Work required
Skip every picture and transcribe the remaining material exactly.

Material
########

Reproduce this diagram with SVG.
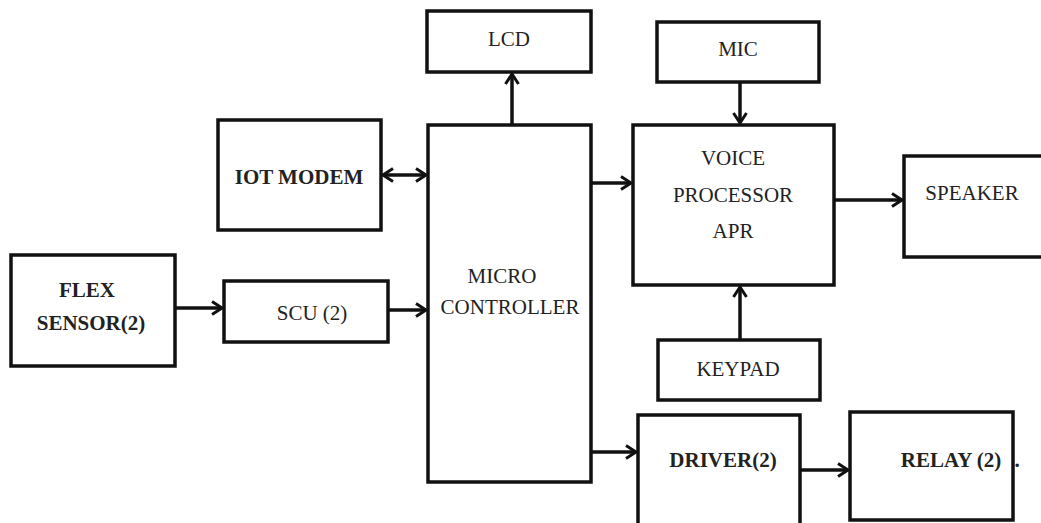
<svg xmlns="http://www.w3.org/2000/svg" width="1041" height="523" viewBox="0 0 1041 523">
<style>
.box{fill:#fff;stroke:#111;stroke-width:3.5}
.t{font-family:'Liberation Serif','Times New Roman','DejaVu Serif',serif;font-size:21px;fill:#222;text-anchor:middle}
.b{font-weight:bold}
.c{fill:none;stroke:#111;stroke-width:3.5}
</style>
<defs>
<marker id="ah" viewBox="0 0 16 16" refX="13" refY="8" markerWidth="16" markerHeight="16" markerUnits="userSpaceOnUse" orient="auto-start-reverse">
<path d="M3,1.5 L13,8 L3,14.5" fill="none" stroke="#111" stroke-width="3"/>
</marker>
</defs>
<rect width="1041" height="523" fill="#fff"/>
<g id="connectors">
<line class="c" x1="383" y1="175" x2="426" y2="175" marker-start="url(#ah)" marker-end="url(#ah)"/>
<line class="c" x1="175" y1="308" x2="222" y2="308" marker-end="url(#ah)"/>
<line class="c" x1="388" y1="310" x2="426" y2="310" marker-end="url(#ah)"/>
<line class="c" x1="512" y1="125" x2="512" y2="74" marker-end="url(#ah)"/>
<line class="c" x1="740" y1="82" x2="740" y2="123" marker-end="url(#ah)"/>
<line class="c" x1="591" y1="183" x2="631" y2="183" marker-end="url(#ah)"/>
<line class="c" x1="834" y1="200" x2="902" y2="200" marker-end="url(#ah)"/>
<line class="c" x1="740" y1="340" x2="740" y2="287" marker-end="url(#ah)"/>
<line class="c" x1="591" y1="452" x2="636" y2="452" marker-end="url(#ah)"/>
<line class="c" x1="800" y1="470" x2="848" y2="470" marker-end="url(#ah)"/>
</g>
<g id="lcd"><rect class="box" x="427" y="11" width="164" height="61"/><text class="t" x="509" y="46" font-family="Liberation Serif">LCD</text></g>
<g id="mic"><rect class="box" x="657" y="22" width="162" height="60"/><text class="t" x="738" y="56">MIC</text></g>
<g id="iot"><rect class="box" x="218" y="120" width="163" height="110"/><text class="t b" x="299" y="184">IOT MODEM</text></g>
<g id="micro"><rect class="box" x="428" y="125" width="163" height="357"/><text class="t" x="502" y="283">MICRO</text><text class="t" x="510" y="314">CONTROLLER</text></g>
<g id="voice"><rect class="box" x="633" y="125" width="201" height="160"/><text class="t" x="733" y="165">VOICE</text><text class="t" x="733" y="202">PROCESSOR</text><text class="t" x="733" y="238">APR</text></g>
<g id="speaker"><rect class="box" x="904" y="156" width="140" height="101"/><text class="t" x="972" y="200">SPEAKER</text></g>
<g id="flex"><rect class="box" x="11" y="255" width="164" height="111"/><text class="t b" x="87" y="297">FLEX</text><text class="t b" x="91" y="330">SENSOR(2)</text></g>
<g id="scu"><rect class="box" x="224" y="281" width="164" height="61"/><text class="t" x="312" y="320">SCU (2)</text></g>
<g id="keypad"><rect class="box" x="658" y="340" width="162" height="60"/><text class="t" x="738" y="376">KEYPAD</text></g>
<g id="driver"><rect class="box" x="638" y="415" width="162" height="115"/><text class="t b" x="723" y="467">DRIVER(2)</text></g>
<g id="relay"><rect class="box" x="850" y="412" width="163" height="108"/><text class="t b" x="951" y="467">RELAY (2)</text><text class="t b" x="1017" y="467">.</text></g>
</svg>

########

Written response
Reproduce this diagram with SVG.
<svg xmlns="http://www.w3.org/2000/svg" width="1041" height="523" viewBox="0 0 1041 523">
<style>
.box{fill:#fff;stroke:#111;stroke-width:3.5}
.t{font-family:'Liberation Serif','Times New Roman','DejaVu Serif',serif;font-size:21px;fill:#222;text-anchor:middle}
.b{font-weight:bold}
.c{fill:none;stroke:#111;stroke-width:3.5}
</style>
<defs>
<marker id="ah" viewBox="0 0 16 16" refX="13" refY="8" markerWidth="16" markerHeight="16" markerUnits="userSpaceOnUse" orient="auto-start-reverse">
<path d="M3,1.5 L13,8 L3,14.5" fill="none" stroke="#111" stroke-width="3"/>
</marker>
</defs>
<rect width="1041" height="523" fill="#fff"/>
<g id="connectors">
<line class="c" x1="383" y1="175" x2="426" y2="175" marker-start="url(#ah)" marker-end="url(#ah)"/>
<line class="c" x1="175" y1="308" x2="222" y2="308" marker-end="url(#ah)"/>
<line class="c" x1="388" y1="310" x2="426" y2="310" marker-end="url(#ah)"/>
<line class="c" x1="512" y1="125" x2="512" y2="74" marker-end="url(#ah)"/>
<line class="c" x1="740" y1="82" x2="740" y2="123" marker-end="url(#ah)"/>
<line class="c" x1="591" y1="183" x2="631" y2="183" marker-end="url(#ah)"/>
<line class="c" x1="834" y1="200" x2="902" y2="200" marker-end="url(#ah)"/>
<line class="c" x1="740" y1="340" x2="740" y2="287" marker-end="url(#ah)"/>
<line class="c" x1="591" y1="452" x2="636" y2="452" marker-end="url(#ah)"/>
<line class="c" x1="800" y1="470" x2="848" y2="470" marker-end="url(#ah)"/>
</g>
<g id="lcd"><rect class="box" x="427" y="11" width="164" height="61"/><text class="t" x="509" y="46" font-family="Liberation Serif">LCD</text></g>
<g id="mic"><rect class="box" x="657" y="22" width="162" height="60"/><text class="t" x="738" y="56">MIC</text></g>
<g id="iot"><rect class="box" x="218" y="120" width="163" height="110"/><text class="t b" x="299" y="184">IOT MODEM</text></g>
<g id="micro"><rect class="box" x="428" y="125" width="163" height="357"/><text class="t" x="502" y="283">MICRO</text><text class="t" x="510" y="314">CONTROLLER</text></g>
<g id="voice"><rect class="box" x="633" y="125" width="201" height="160"/><text class="t" x="733" y="165">VOICE</text><text class="t" x="733" y="202">PROCESSOR</text><text class="t" x="733" y="238">APR</text></g>
<g id="speaker"><rect class="box" x="904" y="156" width="140" height="101"/><text class="t" x="972" y="200">SPEAKER</text></g>
<g id="flex"><rect class="box" x="11" y="255" width="164" height="111"/><text class="t b" x="87" y="297">FLEX</text><text class="t b" x="91" y="330">SENSOR(2)</text></g>
<g id="scu"><rect class="box" x="224" y="281" width="164" height="61"/><text class="t" x="312" y="320">SCU (2)</text></g>
<g id="keypad"><rect class="box" x="658" y="340" width="162" height="60"/><text class="t" x="738" y="376">KEYPAD</text></g>
<g id="driver"><rect class="box" x="638" y="415" width="162" height="115"/><text class="t b" x="723" y="467">DRIVER(2)</text></g>
<g id="relay"><rect class="box" x="850" y="412" width="163" height="108"/><text class="t b" x="951" y="467">RELAY (2)</text><text class="t b" x="1017" y="467">.</text></g>
</svg>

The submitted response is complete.